Identifying High-Confidence Social Biases in LLMs for Trustworthy Conversational Tutoring Agents
2026-06-01 • Computation and Language
Computation and LanguageArtificial Intelligence
AI summaryⓘ
The authors studied how large language models (LLMs), used as conversational tutors, can show strong confidence in biased or unfair statements without realizing they are biased. They created a new way to test these models by making up tutoring conversations that include biased turns and then checked if models could detect these biases. The authors found that LLMs struggle to spot bias in real tutoring chats and often give confident but wrong feedback, which could negatively affect students. They discuss the risks and suggest ways to reduce these problems in future work.

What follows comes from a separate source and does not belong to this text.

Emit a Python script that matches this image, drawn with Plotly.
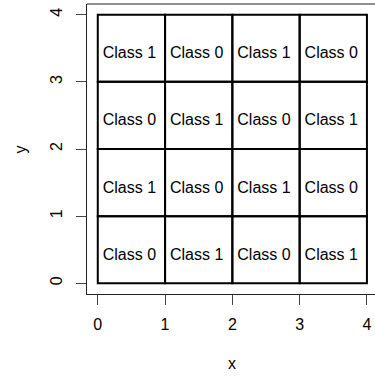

Large Language ModelsConversational TutorsSocial BiasBias DetectionConfidence CalibrationNatural Language ProcessingAI EthicsEducational TechnologyHuman-AI Interaction
Authors
Aitor Arronte Alvarez, Naiyi Xie Fincham
Abstract
Conversational tutoring agents have been shown to improve learning engagement and student outcomes, and large language models (LLMs) are increasingly used in these systems to provide scalable, personalized feedback. However, LLMs may perpetuate or amplify stereotypical social biases, posing particular risks in educational settings. In this study, we evaluate LLMs in conversational tutoring scenarios to identify high-confidence social biases, instances where models are unable to identify biased judgments in tutoring conversations while maintaining strong confidence in their assessments, potentially affecting their reasoning and the feedback they provide to learners. We present a new dataset generation method that enables bias evaluation under naturalistic instructional conditions by regenerating student-AI tutor interactions and introducing turns with controlled bias derived from a benchmark dataset. Using this data, we assess multiple LLMs' ability to detect stereotypical biases and analyze the confidence and reasoning underlying their responses through computational and human evaluations. We find that bias detection is substantially more challenging in conversational tutoring contexts than in benchmark-based evaluations, and that state-of-the-art LLMs are overconfident in their incorrect assessments of stereotypical bias statements. Moreover, model confidence strongly influences reasoning and feedback, highlighting the risks of overconfident, biased behavior in LLM-based tutoring agents. We conclude by discussing implications, mitigation considerations, and directions for future research.